A striking aspect of much past-life therapy, when seen for the first time by an observer, is the obvious physical involvement of the client in the story that is being relived. In many sessions the client doesn’t just sit or lie passively recounting an inner vision of a past life with his or her eyes closed. Instead he or she may be subject to the most dramatic convulsions, contortions, heavings, and thrashings imaginable. One client may clutch his chest in apparent pain as he recounts a sword wound, another may turn almost blue during a choking fit as she remembers a strangulation, while yet another may become rigidly fixed with arms above the head as he remembers being tied to a post during torture.

To the inexperienced observer this may appear distressing, if not dangerous. Even trained therapists (more often those using Freudian, cognitive, or purely verbal techniques) will come up to me after a particularly violent demonstration of the past-life technique and warn me of the dangers of provoking a psychotic break.

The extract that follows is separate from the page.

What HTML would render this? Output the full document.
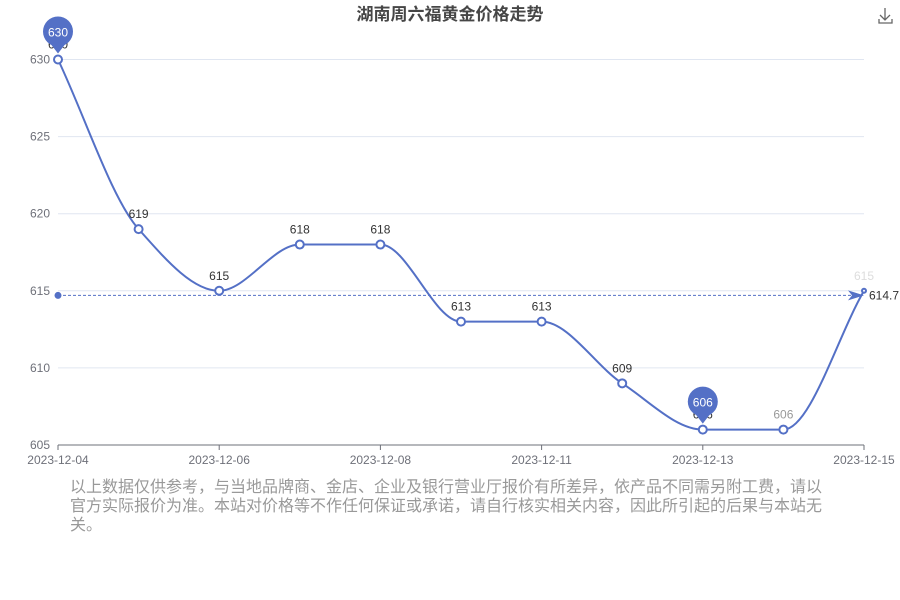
<!DOCTYPE html>
<html><head><meta charset="utf-8"><style>
body{margin:0;background:#fff;width:900px;height:600px;overflow:hidden;font-family:"Liberation Sans","Noto Sans CJK SC",sans-serif}
#note{position:absolute;left:70px;top:478px;width:760px;font-size:16px;line-height:19px;color:#999}
</style></head><body>
<svg id="chart" width="900" height="600" style="position:absolute;left:0;top:0" font-family="Liberation Sans, Noto Sans CJK SC, sans-serif">
<text x="450" y="20" text-anchor="middle" font-size="17" font-weight="bold" fill="#464646">湖南周六福黄金价格走势</text>
<g stroke="#666" fill="none" stroke-width="1.3"><path d="M885 8v12M880 15l5 5 5-5M879 19v4h13v-4"/></g>
<g id="grid"></g><g id="axes"></g><g id="marks"></g>
</svg>
<div id="note">以上数据仅供参考，与当地品牌商、金店、企业及银行营业厅报价有所差异，依产品不同需另附工费，请以官方实际报价为准。本站对价格等不作任何保证或承诺，请自行核实相关内容，因此所引起的后果与本站无关。</div>
<script>
const categories=["2023-12-04","2023-12-05","2023-12-06","2023-12-07","2023-12-08","2023-12-09","2023-12-11","2023-12-12","2023-12-13","2023-12-14","2023-12-15"];
const prices=[630,619,615,618,618,613,613,609,606,606,615];
const yTicks=[605,610,615,620,625,630];
const avgValue=614.7;
const NS="http://www.w3.org/2000/svg";
const x0=58,x1=864,y0=445,y1=59.5;
const X=i=>x0+(x1-x0)*i/(categories.length-1);
const Y=v=>y0-(v-605)/(630-605)*(y0-y1);
function el(t,a,p){const e=document.createElementNS(NS,t);for(const k in a)e.setAttribute(k,a[k]);p.appendChild(e);return e;}
const grid=document.getElementById('grid'),axes=document.getElementById('axes'),marks=document.getElementById('marks');
yTicks.forEach(v=>{
 const l=el('line',{x1:x0,x2:x1,y1:Y(v),y2:Y(v),stroke:v===605?'#6e7079':'#e0e6f1'},grid);
 
 
 const t=el('text',{x:50,y:Y(v)+4,'text-anchor':'end','font-size':12,fill:'#6e7079'},axes);t.textContent=v;
 
 
});
categories.forEach((c,i)=>{
 if(i%2)return;
 const tk=el('line',{x1:X(i),x2:X(i),y1:y0,y2:y0+5,stroke:'#6e7079'},axes);
 
 
 const t=el('text',{x:X(i),y:y0+19,'text-anchor':'middle','font-size':12,fill:'#6e7079'},axes);t.textContent=c;
 
 
});
// monotone cubic path
const pts=prices.map((v,i)=>[X(i),Y(v)]);
const n=pts.length,d=[],m=[];
for(let i=0;i<n-1;i++)d.push((pts[i+1][1]-pts[i][1])/(pts[i+1][0]-pts[i][0]));
for(let i=0;i<n;i++){if(i===0)m.push(d[0]);else if(i===n-1)m.push(d[n-2]);else m.push(d[i-1]*d[i]<=0?0:2/(1/d[i-1]+1/d[i]));}
let p=`M${pts[0][0]},${pts[0][1]}`;
for(let i=0;i<n-1;i++){const h=(pts[i+1][0]-pts[i][0])/3;p+=`C${pts[i][0]+h},${pts[i][1]+m[i]*h} ${pts[i+1][0]-h},${pts[i+1][1]-m[i+1]*h} ${pts[i+1][0]},${pts[i+1][1]}`;}
const line=el('path',{d:p,fill:'none',stroke:'#5470c6','stroke-width':2},marks);


// average line
const ay=Y(avgValue);
const al=el('line',{x1:x0,x2:x1-8,y1:ay,y2:ay,stroke:'#5470c6','stroke-dasharray':'3,2','stroke-width':1},marks);


el('circle',{cx:x0,cy:ay,r:3.5,fill:'#5470c6'},marks);
el('path',{d:`M${x1-16},${ay-5}L${x1},${ay}L${x1-16},${ay+5}L${x1-12},${ay}Z`,fill:'#5470c6'},marks);
const at=el('text',{x:x1+5,y:ay+4,'font-size':12,fill:'#333'},marks);at.textContent=avgValue;


const maxV=Math.max(...prices),minV=Math.min(...prices);
const iMax=prices.indexOf(maxV),iMin=prices.indexOf(minV);
prices.forEach((v,i)=>{
 const c=el('circle',{cx:X(i),cy:Y(v),r:i===n-1?2:4,fill:'#fff',stroke:'#5470c6','stroke-width':2},marks);
 
 
 const col=i===n-1?'#ddd':(i===9?'#999':'#333');
 const t=el('text',{x:X(i),y:Y(v)-11,'text-anchor':'middle','font-size':12,fill:col},marks);t.textContent=v;
 
 
});
[[iMax,maxV],[iMin,minV]].forEach(([i,v])=>{
 const cx=X(i),cy=Y(v)-28;
 const g=el('g',{},marks);
 
 
 el('path',{d:`M${cx-10},${cy+9}L${cx},${cy+22}L${cx+10},${cy+9}Z`,fill:'#5470c6'},g);
 el('circle',{cx:cx,cy:cy,r:15,fill:'#5470c6'},g);
 const t=el('text',{x:cx,y:cy+5,'text-anchor':'middle','font-size':12,fill:'#fff'},g);t.textContent=v;
});
</script>
</body></html>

Yet for many therapists now practicing past-life therapy violent emotional release is not just a commonplace of our work but in many cases an essential part of it. More and more therapists are finding that all kinds of behavioral problems and complexes have traumatic under lays from past lives which are plainly physical as well as emotional. As a result, we are naturally finding ourselves using cathartic methods to release the old trauma. Seen from a historical perspective this kind of emphasis on the reliving of traumatic events and their treatment through abreactive or cathartic methods marks a return to the very approaches Freud abandoned eighty years ago in favor of his later psychology of the ego and its defense mechanisms.